In the Mark Cerny presentation he said "constant power" approach can push GPU clock to 2.23GHz while "constant frequency" approach will
have trouble to maintain 2GHz.
Is there any reason why it happens? If the cooling solution is capable of 2.23GHz under heavy workload, why will there be problem to use
"constant 2GHz" even there is some power spike?
hmm the reason is that there is a power limit that the silicon can handle safely before it runs into a thermal limit problem. Whether that is through the wall or a battery source (laptops). I also think there is a budget of power between CPU and GPU and that is with or without saturation for instance.
I think traditionally on APUs, the priority for power was towards the GPU. So if the GPU started ramping up really hard, the CPU would start to get starved of power. In this scenario there is a 2 way shift, so if the CPU needed that power, it could borrow from the GPU.
Both CPU and GPUs have their own specific power curves, it should look something like this taken from AMD smartshift. You'll see wattage on the X axis and GPU performance on the Y axis.
There is sweet spot of performance that hugs the upper left corner, this is where you are getting the most performance with the least amount of wattage. As you want more performance you incur diminishing returns to get that.
As you can see on the image, each additional 25W of power the GPU gets in power, it gains a little less performance than the previous 25W shift.

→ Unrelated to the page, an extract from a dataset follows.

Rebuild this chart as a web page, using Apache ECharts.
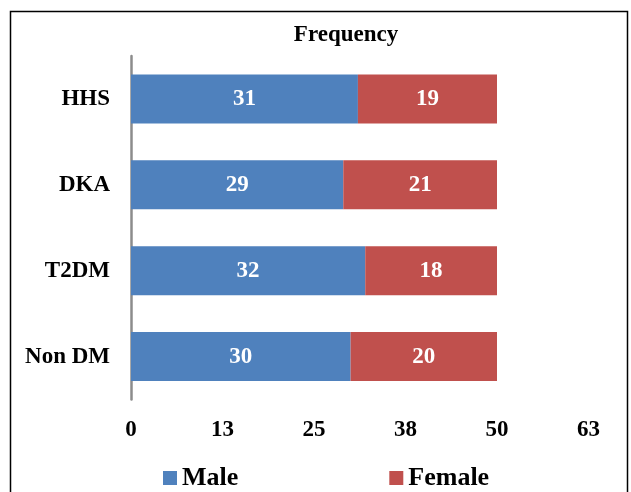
<!DOCTYPE html>
<html>
<head>
<meta charset="utf-8">
<script src="https://cdn.jsdelivr.net/npm/echarts@6/dist/echarts.min.js"></script>
<style>
  html, body { margin: 0; padding: 0; background: #fff; }
  #chart { width: 631px; height: 492px; }
</style>
</head>
<body>
<div id="chart"></div>
<script>
// Patient groups, top to bottom
const categories = ['HHS', 'DKA', 'T2DM', 'Non DM'];
// Counts per group
const maleValues = [31, 29, 32, 30];
const femaleValues = [19, 21, 18, 20];
// Value axis scale
const axisMin = 0;
const axisMax = 62.5;
const axisStep = 12.5;

const serif = '"Liberation Serif", "Times New Roman", serif';

const chart = echarts.init(document.getElementById('chart'), null, { renderer: 'canvas' });

const segmentLabel = {
  show: true,
  position: 'inside',
  color: '#fff',
  fontFamily: serif,
  fontWeight: 'bold',
  fontSize: 23
};

chart.setOption({
  backgroundColor: '#fff',
  animation: false,
  title: {
    text: 'Frequency',
    left: 341,
    textAlign: 'center',
    top: 19,
    textStyle: { fontFamily: serif, fontWeight: 'bold', fontSize: 23, color: '#000' }
  },
  legend: {
    left: 163,
    top: 465,
    padding: 0,
    itemWidth: 14,
    itemHeight: 14,
    itemGap: 151,
    icon: 'rect',
    textStyle: { fontFamily: serif, fontWeight: 'bold', fontSize: 26, color: '#000' },
    data: ['Male', 'Female']
  },
  grid: { left: 131, right: 42.5, top: 56, bottom: 92.5, containLabel: false },
  xAxis: {
    type: 'value',
    min: axisMin,
    max: axisMax,
    interval: axisStep,
    axisLine: { show: false },
    axisTick: { show: false },
    splitLine: { show: false },
    axisLabel: {
      margin: 19,
      color: '#000',
      fontFamily: serif,
      fontWeight: 'bold',
      fontSize: 23,
      formatter: v => String(Math.round(v))
    }
  },
  yAxis: {
    type: 'category',
    data: categories,
    inverse: true,
    axisLine: { show: true, lineStyle: { color: '#8c8c8c', width: 2.5 } },
    axisTick: { show: false },
    axisLabel: {
      margin: 21,
      color: '#000',
      fontFamily: serif,
      fontWeight: 'bold',
      fontSize: 23
    }
  },
  series: [
    {
      name: 'Male',
      type: 'bar',
      stack: 'total',
      barWidth: 49,
      data: maleValues,
      itemStyle: { color: '#4F81BD' },
      label: segmentLabel
    },
    {
      name: 'Female',
      type: 'bar',
      stack: 'total',
      barWidth: 49,
      data: femaleValues,
      itemStyle: { color: '#C0504D' },
      label: segmentLabel
    }
  ],
  graphic: [
    {
      type: 'rect',
      shape: { x: 10.5, y: 11.5, width: 617, height: 500 },
      style: { fill: 'none', stroke: '#000', lineWidth: 1.5 },
      silent: true,
      z: -1
    }
  ]
});
</script>
</body>
</html>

So with smart shift, you're basically setting a power bound and shifting the power around for the task. I see smartshift as a way to gain performance, but I don't think it necessarily evades the issue if the CPU and GPU are in heated contention for power.
If look at this Radeon Tool that allows you to set your frequency/wattage for your RDNA card:
You'll easily see on this graph that PS5 sits just outside the axis of this graph at max cap.
But if you look at how the graph is moving exponentially upwards it's eating a lot more power once you get past the middle dot to continue to obtain more frequency. Which I think is around the 1350Mhz mark on this graph. How ironic it says 1825 for the limit set here. If we were to follow an imaginary line to 2200, the power would likely be over 1400 mv. That's nearly 2x the baseline power level.
The PS5 graph will look something like this, there will be a sweet spot somewhere in there that giving back some clock rate will be a super boon for the CPU to do it's work.
And somehow, if you're running the GPU hard at max cap rate, it must be pulling a lot of resources away from the CPU. The graph will be different of course with RDNA 2, but I have a hard time believing it's going to be that different.
Otherwise you've just got this super beefy PSU pumping out all sorts of huge power to both CPU and GPU.